### Task details:
Restate the listing below word for word, omitting any images.

### Collected material:
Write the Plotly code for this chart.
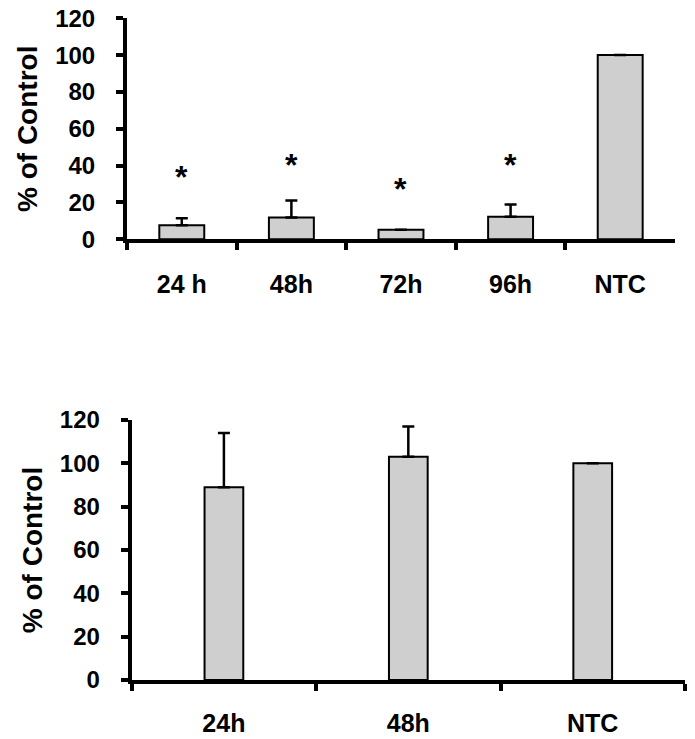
import plotly.graph_objects as go

# Top panel data
top_cats = ["24 h", "48h", "72h", "96h", "NTC"]
top_vals = [7.6, 11.8, 5.2, 12.2, 100]
top_errs = [3.8, 9.3, 0, 6.7, 0]
top_star_y = [37, 43.5, 30.5, 43.5, None]

# Bottom panel data
bot_cats = ["24h", "48h", "NTC"]
bot_vals = [89, 103, 100]
bot_errs = [25, 14, 0]

y_ticks = [0, 20, 40, 60, 80, 100, 120]

FONT = "Liberation Sans, Arial, sans-serif"
FILL = "#cfcfcf"

fig = go.Figure()

fig.add_trace(go.Bar(
    x=top_cats, y=top_vals, xaxis="x", yaxis="y", width=0.41,
    marker=dict(color=FILL, line=dict(color="black", width=2)),
    error_y=dict(type="data", symmetric=False, array=top_errs,
                 arrayminus=[0] * len(top_errs), color="black", thickness=2.5, width=6),
    showlegend=False,
))
fig.add_trace(go.Bar(
    x=bot_cats, y=bot_vals, xaxis="x2", yaxis="y2", width=0.21,
    marker=dict(color=FILL, line=dict(color="black", width=2)),
    error_y=dict(type="data", symmetric=False, array=bot_errs,
                 arrayminus=[0] * len(bot_errs), color="black", thickness=2.5, width=6),
    showlegend=False,
))

annotations = []
for c, sy in zip(top_cats, top_star_y):
    if sy is None:
        continue
    annotations.append(dict(x=c, y=sy, xref="x", yref="y", text="<b>*</b>", showarrow=False,
                            font=dict(family=FONT, size=32, color="black"),
                            yanchor="middle", yshift=-6))

axis_common = dict(showline=True, linecolor="black", linewidth=4, showgrid=False,
                   zeroline=False, ticks="outside", tickcolor="black", tickwidth=4,
                   ticklen=7, automargin=False, ticklabeloverflow="allow")

fig.update_layout(
    width=695, height=739,
    margin=dict(l=0, r=0, t=0, b=0),
    paper_bgcolor="white", plot_bgcolor="white",
    font=dict(family=FONT, color="black"),
    annotations=annotations,
    xaxis=dict(domain=[0.1712, 0.9597], anchor="y", type="category",
               range=[-0.5, 4.5], tickson="boundaries",
               tickfont=dict(family=FONT, size=25, color="black", weight="bold"),
               ticklabelstandoff=20, **axis_common),
    yaxis=dict(domain=[0.687, 0.9861], anchor="x", range=[0, 120],
               tickvals=y_ticks,
               tickfont=dict(family=FONT, size=24, color="black", weight="bold"),
               ticklabelstandoff=16,
               title=dict(text="% of Control", standoff=10,
                          font=dict(family=FONT, size=28, color="black", weight="bold")),
               **axis_common),
    xaxis2=dict(domain=[0.178, 0.974], anchor="y2", type="category",
                range=[-0.5, 2.5], tickson="boundaries",
                tickfont=dict(family=FONT, size=25, color="black", weight="bold"),
                ticklabelstandoff=18, **axis_common),
    yaxis2=dict(domain=[0.0907, 0.4425], anchor="x2", range=[0, 120],
                tickvals=y_ticks,
                tickfont=dict(family=FONT, size=24, color="black", weight="bold"),
                ticklabelstandoff=16,
                title=dict(text="% of Control", standoff=10,
                           font=dict(family=FONT, size=28, color="black", weight="bold")),
                **axis_common),
)

fig.write_html("out.html")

### The solution:
Write the Plotly code for this chart.
import plotly.graph_objects as go

# Top panel data
top_cats = ["24 h", "48h", "72h", "96h", "NTC"]
top_vals = [7.6, 11.8, 5.2, 12.2, 100]
top_errs = [3.8, 9.3, 0, 6.7, 0]
top_star_y = [37, 43.5, 30.5, 43.5, None]

# Bottom panel data
bot_cats = ["24h", "48h", "NTC"]
bot_vals = [89, 103, 100]
bot_errs = [25, 14, 0]

y_ticks = [0, 20, 40, 60, 80, 100, 120]

FONT = "Liberation Sans, Arial, sans-serif"
FILL = "#cfcfcf"

fig = go.Figure()

fig.add_trace(go.Bar(
    x=top_cats, y=top_vals, xaxis="x", yaxis="y", width=0.41,
    marker=dict(color=FILL, line=dict(color="black", width=2)),
    error_y=dict(type="data", symmetric=False, array=top_errs,
                 arrayminus=[0] * len(top_errs), color="black", thickness=2.5, width=6),
    showlegend=False,
))
fig.add_trace(go.Bar(
    x=bot_cats, y=bot_vals, xaxis="x2", yaxis="y2", width=0.21,
    marker=dict(color=FILL, line=dict(color="black", width=2)),
    error_y=dict(type="data", symmetric=False, array=bot_errs,
                 arrayminus=[0] * len(bot_errs), color="black", thickness=2.5, width=6),
    showlegend=False,
))

annotations = []
for c, sy in zip(top_cats, top_star_y):
    if sy is None:
        continue
    annotations.append(dict(x=c, y=sy, xref="x", yref="y", text="<b>*</b>", showarrow=False,
                            font=dict(family=FONT, size=32, color="black"),
                            yanchor="middle", yshift=-6))

axis_common = dict(showline=True, linecolor="black", linewidth=4, showgrid=False,
                   zeroline=False, ticks="outside", tickcolor="black", tickwidth=4,
                   ticklen=7, automargin=False, ticklabeloverflow="allow")

fig.update_layout(
    width=695, height=739,
    margin=dict(l=0, r=0, t=0, b=0),
    paper_bgcolor="white", plot_bgcolor="white",
    font=dict(family=FONT, color="black"),
    annotations=annotations,
    xaxis=dict(domain=[0.1712, 0.9597], anchor="y", type="category",
               range=[-0.5, 4.5], tickson="boundaries",
               tickfont=dict(family=FONT, size=25, color="black", weight="bold"),
               ticklabelstandoff=20, **axis_common),
    yaxis=dict(domain=[0.687, 0.9861], anchor="x", range=[0, 120],
               tickvals=y_ticks,
               tickfont=dict(family=FONT, size=24, color="black", weight="bold"),
               ticklabelstandoff=16,
               title=dict(text="% of Control", standoff=10,
                          font=dict(family=FONT, size=28, color="black", weight="bold")),
               **axis_common),
    xaxis2=dict(domain=[0.178, 0.974], anchor="y2", type="category",
                range=[-0.5, 2.5], tickson="boundaries",
                tickfont=dict(family=FONT, size=25, color="black", weight="bold"),
                ticklabelstandoff=18, **axis_common),
    yaxis2=dict(domain=[0.0907, 0.4425], anchor="x2", range=[0, 120],
                tickvals=y_ticks,
                tickfont=dict(family=FONT, size=24, color="black", weight="bold"),
                ticklabelstandoff=16,
                title=dict(text="% of Control", standoff=10,
                           font=dict(family=FONT, size=28, color="black", weight="bold")),
                **axis_common),
)

fig.write_html("out.html")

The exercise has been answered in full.